▸ Short task
Transcribe the full listing below exactly.

▸ Recorded information
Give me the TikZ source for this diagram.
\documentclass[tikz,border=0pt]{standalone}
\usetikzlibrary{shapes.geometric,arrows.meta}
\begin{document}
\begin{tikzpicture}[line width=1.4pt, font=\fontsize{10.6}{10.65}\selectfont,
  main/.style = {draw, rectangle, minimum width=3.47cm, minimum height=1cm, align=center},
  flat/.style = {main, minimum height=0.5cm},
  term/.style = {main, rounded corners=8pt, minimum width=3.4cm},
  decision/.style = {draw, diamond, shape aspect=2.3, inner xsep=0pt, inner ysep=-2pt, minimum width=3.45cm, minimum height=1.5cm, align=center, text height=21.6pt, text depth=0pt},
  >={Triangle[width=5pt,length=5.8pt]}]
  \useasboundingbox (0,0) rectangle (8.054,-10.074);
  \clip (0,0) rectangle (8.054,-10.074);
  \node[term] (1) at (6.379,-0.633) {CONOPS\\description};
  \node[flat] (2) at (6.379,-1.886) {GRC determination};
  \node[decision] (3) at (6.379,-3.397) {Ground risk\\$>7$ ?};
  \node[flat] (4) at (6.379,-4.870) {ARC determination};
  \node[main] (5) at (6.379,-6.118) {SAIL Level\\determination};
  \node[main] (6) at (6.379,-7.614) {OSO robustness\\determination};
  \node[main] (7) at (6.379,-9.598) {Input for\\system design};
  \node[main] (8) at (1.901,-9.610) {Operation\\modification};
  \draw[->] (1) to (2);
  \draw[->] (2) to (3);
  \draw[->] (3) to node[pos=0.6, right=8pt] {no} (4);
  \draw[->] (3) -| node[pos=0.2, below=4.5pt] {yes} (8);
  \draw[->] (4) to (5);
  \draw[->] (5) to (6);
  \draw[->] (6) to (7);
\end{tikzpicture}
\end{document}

▸ Output for this task
Give me the TikZ source for this diagram.
\documentclass[tikz,border=0pt]{standalone}
\usetikzlibrary{shapes.geometric,arrows.meta}
\begin{document}
\begin{tikzpicture}[line width=1.4pt, font=\fontsize{10.6}{10.65}\selectfont,
  main/.style = {draw, rectangle, minimum width=3.47cm, minimum height=1cm, align=center},
  flat/.style = {main, minimum height=0.5cm},
  term/.style = {main, rounded corners=8pt, minimum width=3.4cm},
  decision/.style = {draw, diamond, shape aspect=2.3, inner xsep=0pt, inner ysep=-2pt, minimum width=3.45cm, minimum height=1.5cm, align=center, text height=21.6pt, text depth=0pt},
  >={Triangle[width=5pt,length=5.8pt]}]
  \useasboundingbox (0,0) rectangle (8.054,-10.074);
  \clip (0,0) rectangle (8.054,-10.074);
  \node[term] (1) at (6.379,-0.633) {CONOPS\\description};
  \node[flat] (2) at (6.379,-1.886) {GRC determination};
  \node[decision] (3) at (6.379,-3.397) {Ground risk\\$>7$ ?};
  \node[flat] (4) at (6.379,-4.870) {ARC determination};
  \node[main] (5) at (6.379,-6.118) {SAIL Level\\determination};
  \node[main] (6) at (6.379,-7.614) {OSO robustness\\determination};
  \node[main] (7) at (6.379,-9.598) {Input for\\system design};
  \node[main] (8) at (1.901,-9.610) {Operation\\modification};
  \draw[->] (1) to (2);
  \draw[->] (2) to (3);
  \draw[->] (3) to node[pos=0.6, right=8pt] {no} (4);
  \draw[->] (3) -| node[pos=0.2, below=4.5pt] {yes} (8);
  \draw[->] (4) to (5);
  \draw[->] (5) to (6);
  \draw[->] (6) to (7);
\end{tikzpicture}
\end{document}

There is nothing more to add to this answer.